The opener "Lettera" (Letter) starts by strummed acoustic guitar and soaring synth sounds then the soaring vocals begin to paint images of dusty urban labyrinths in a cosmos of electric shocks, pulsations and sexual impulses... It's the world where lives a man who browses the skies and reattaches the tesserae of a mosaic picked up on the street, a man who is an island wherever he goes carrying his burden of dreams and discomfort... The music and the poetical lyrics draw emotional landscapes where the survival instinct might show you a way out from chaos and invite you to listen to the others, to speak the language of soul and to dig the bottom of your humanity to reach the deepest sense of Love...

Then the dramatic "Marionetta" (Marionette) conjures up the image of a solitary puppet hanging by an invisible and motionless thread and looking for another reality... The music starts softly, as if the puppet was waking up from a long sleep. He's alive and wonders who he is the maker of the false world that surrounds him, who is moving his muscles and destroying him like a synthetic dizziness... The tension rises, the rhythm becomes heavier as the marionette realizes he's just the slave of an emotional void, the chrysalis of a man without imagination. He will never know who the architect is, where the world runs or if hell is comfortable. But something overcomes the din and floods his soul, something burns in his veins now. He screams, tears off his chains and breaks through... It's never too late, you have to switch off the power and connect your soul to the heart to be free...
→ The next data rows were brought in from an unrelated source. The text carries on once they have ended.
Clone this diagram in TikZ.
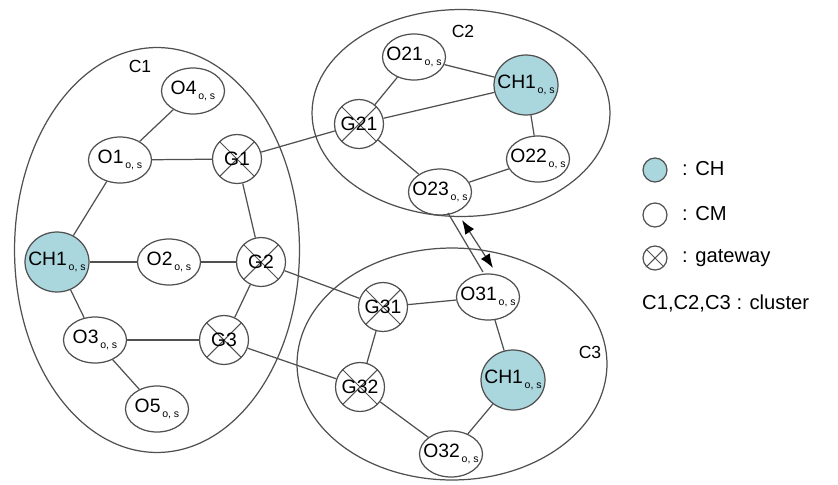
\documentclass[tikz,border=0pt]{standalone}
\usepackage{fontspec}
\setmainfont{Liberation Sans}
\usetikzlibrary{shapes.geometric,arrows.meta,calc}
\definecolor{chblue}{RGB}{170,214,222}
\definecolor{linegray}{RGB}{80,80,80}
\newcommand\osub{\raisebox{-0.5ex}{\fontsize{6}{7}\selectfont\,o, s}}
\tikzset{member/.style={ellipse,draw=linegray,line width=0.7pt,minimum width=1.26cm,minimum height=0.92cm,
            inner xsep=-4pt,inner ysep=0pt,font=\fontsize{11}{13}\selectfont},
         head/.style={member,fill=chblue,minimum width=1.28cm,minimum height=1.2cm},
         gateway/.style={circle,draw=linegray,line width=0.7pt,minimum size=0.98cm,inner sep=0pt,
            font=\fontsize{11}{13}\selectfont,
            path picture={
            \draw[linegray,line width=0.6pt] (path picture bounding box.north west) -- (path picture bounding box.south east)
                 (path picture bounding box.north east) -- (path picture bounding box.south west);
  }},
         cluster/.style={ellipse,draw=linegray,line width=0.7pt,inner sep=0pt},
         link/.style={draw=linegray,line width=0.7pt},
         legend/.style={anchor=west,font=\fontsize{11.5}{13}\selectfont}
}
\begin{document}
\begin{tikzpicture}[x=0.02cm,y=-0.02cm]
\useasboundingbox (0,0) rectangle (838,484);

% clusters
\node[cluster,minimum width=5.7cm,minimum height=8.1cm] (c1) at (157,250) {};
\node[cluster,minimum width=5.96cm,minimum height=4.14cm] (c2) at (461,113) {};
\node[cluster,minimum width=6.2cm,minimum height=4.64cm] (c3) at (452,364) {};
\node (c1lab) at (140,66) {C1};
\node (c2lab) at (463,31) {C2};
\node (c3lab) at (590,352) {C3};

% cluster C1
\node[member] (o4) at (193,91) {O4\osub};
\node[member] (o1) at (120,160) {O1\osub};
\node[gateway] (g1) at (237,159) {G1};
\node[head] (ch1a) at (57,262) {CH1\osub};
\node[member] (o2) at (169,262) {O2\osub};
\node[gateway] (g2) at (261,262) {G2};
\node[member] (o3) at (95,340) {O3\osub};
\node[gateway] (g3) at (224,340) {G3};
\node[member] (o5) at (157,409) {O5\osub};

% cluster C2
\node[member] (o21) at (414,57) {O21\osub};
\node[head] (ch1b) at (526,85) {CH1\osub};
\node[gateway] (g21) at (359,124) {G21};
\node[member] (o22) at (538,159) {O22\osub};
\node[member] (o23) at (440,192) {O23\osub};

% cluster C3
\node[gateway] (g31) at (383,307) {G31};
\node[member] (o31) at (488,297) {O31\osub};
\node[head] (ch1c) at (513,380) {CH1\osub};
\node[gateway] (g32) at (360,387) {G32};
\node[member] (o32) at (451,454) {O32\osub};

% links
\draw[link] (o4) -- (o1);
\draw[link] (o1) -- (g1);
\draw[link] (o1) -- (ch1a);
\draw[link] (g1) -- (g2);
\draw[link] (ch1a) -- (o2);
\draw[link] (o2) -- (g2);
\draw[link] (ch1a) -- (o3);
\draw[link] (g2) -- (g3);
\draw[link] (o3) -- (g3);
\draw[link] (o3) -- (o5);

\draw[link] (o21) -- (g21);
\draw[link] (o21) -- (ch1b);
\draw[link] (g21) -- (ch1b);
\draw[link] (g21) -- (o23);
\draw[link] (ch1b) -- (o22);
\draw[link] (o22) -- (o23);

\draw[link] (g31) -- (o31);
\draw[link] (o31) -- (ch1c);
\draw[link] (g31) -- (g32);
\draw[link] (ch1c) -- (o32);
\draw[link] (g32) -- (o32);

\draw[link] (g1) -- (g21);
\draw[link] (g2) -- (g31);
\draw[link] (g3) -- (g32);

\draw[link] ($(o23)+(8,21)$) -- ($(o31)+(-5,-25)$);
\draw[link,{Latex[length=8pt,width=6pt,black]}-{Latex[length=8pt,width=6pt,black]}] ($(o23)+(22,28)$) -- ($(o31)+(5,-29)$);

% legend
\node[circle,draw=linegray,fill=chblue,line width=0.7pt,minimum size=0.48cm] (kch) at (655,170) {};
\node[circle,draw=linegray,line width=0.7pt,minimum size=0.48cm] (kcm) at (655,215) {};
\node[gateway,minimum size=0.48cm] (kgw) at (655,258) {};
\node[legend] (tch) at (676,169) {: CH};
\node[legend] (tcm) at (676,214) {: CM};
\node[legend] (tgw) at (676,258) {: gateway};
\node[legend] (tcl) at (636,303) {C1,C2,C3 : cluster};

\end{tikzpicture}
\end{document}
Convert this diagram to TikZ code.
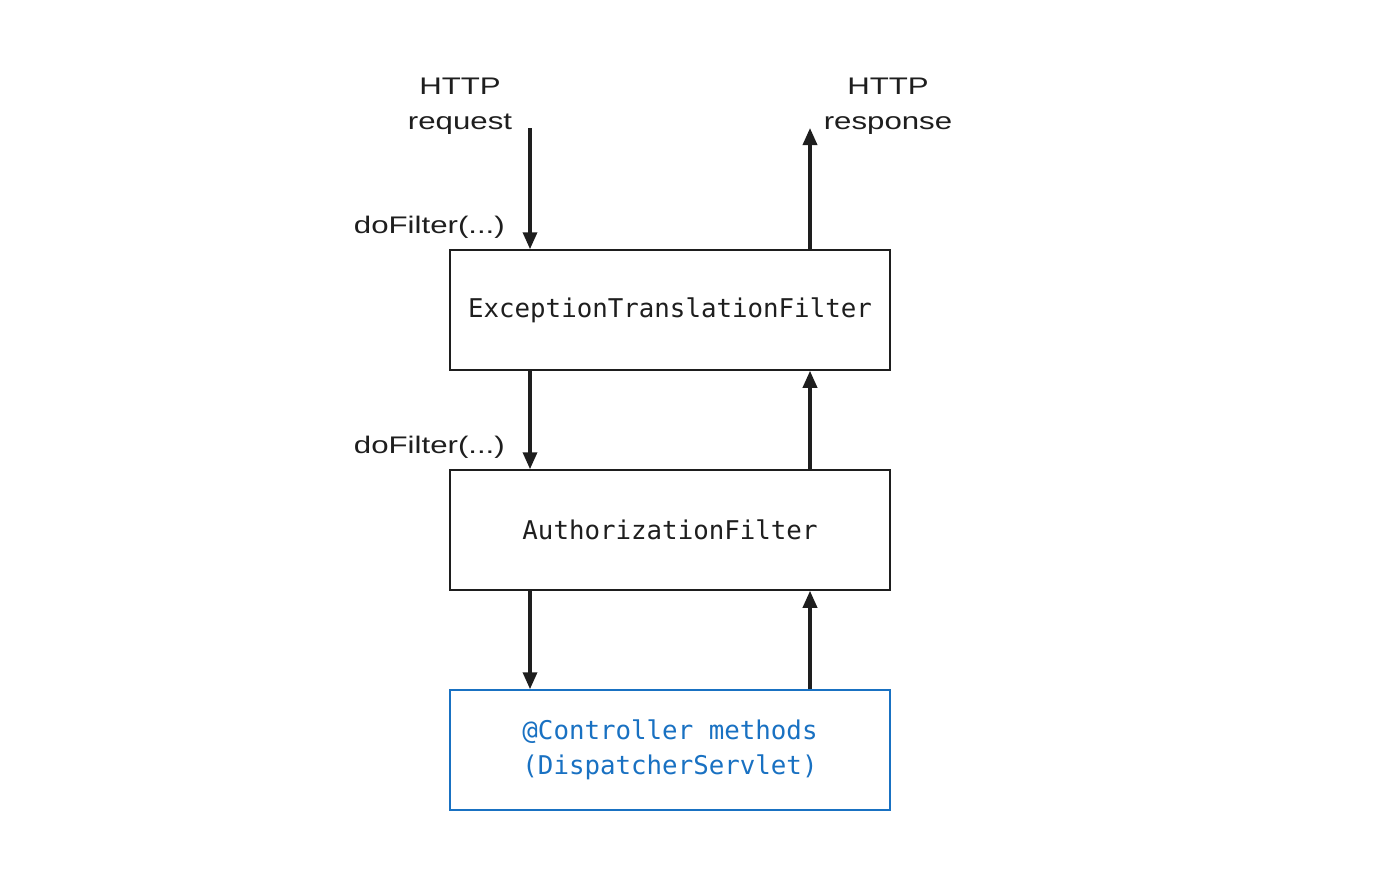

A delicate acoustic guitar passage introduce the following "Numeri primi" (Prime numbers), a bittersweet piece that deals with a problematic relationship between a man and a woman... Two twin souls trapped by fate into unknown bodies, two parallel lines, two solitudes divided by the wall of normality. Step after step they get closer and closer but are never able to reach each other... This track was inspired by Paolo Giordano's novel "La solitudine dei numeri primi" (The Solitude of Prime Numbers) that narrates the childhood and early adulthood of a boy and girl whose relationship is compared to prime numbers: always together, but never touching.

The long, complex "Isole" (Islands) paints in music and poetry a desperate tableau of alienation and solitude where a man is portrayed like a wreck in the mess of his room, in front of his flat screen world where there's no time nor space. He's like an island lost in the middle of the sea while from the screen a diabolical voice snakes out suggesting that the island where he's stranded is just an idea. The voice is trying to sell him a new universal logic with a thousand gadgets, the eye on the screen is like a cynical passepartout, there's no place to escape. The protagonist is overwhelmed by advertising... Litres of fake sea to give out to the beggars or a pinch of America to have more fun... His island is like the final destination of an endless journey, beyond the boundaries of time and identity where even loneliness is clouded by a freezing inner void...

The introspective "Oceano Mare" (Ocean Sea) was inspired by a 1993 novel by the Italian writer Alessandro Baricco of the same title that tells about the lives of a group of people gathered at a remote seaside hotel. The music and words evoke memories coming back from the past in front of the sea while the music alternate dreamy melodic passage to harder parts. Your thoughts can fly free on the surface of an infinite sea, but they could drown as well...

The closer, "Fammenti di una via distesa tra la terra e il mare" (Fragments of a road stretching between the land and the sea), recalls PFM and invites you to follow a hypnotic path across a nightmarish world fallen to pieces where men experience reality as if it were a video game by accumulating points and where happiness is being able to earn more than you spend... The music and words evoke the fragmented, distorted images of a dream and the faint reflections of lost memories. Time is running away as a strange music falls down from the sky like snow covering the city... At last the sound of an alarm clock and the echo of the bells of a distant church resound in the air and you can open your eyes...

On the whole, a wonderful work that grows spin after spin.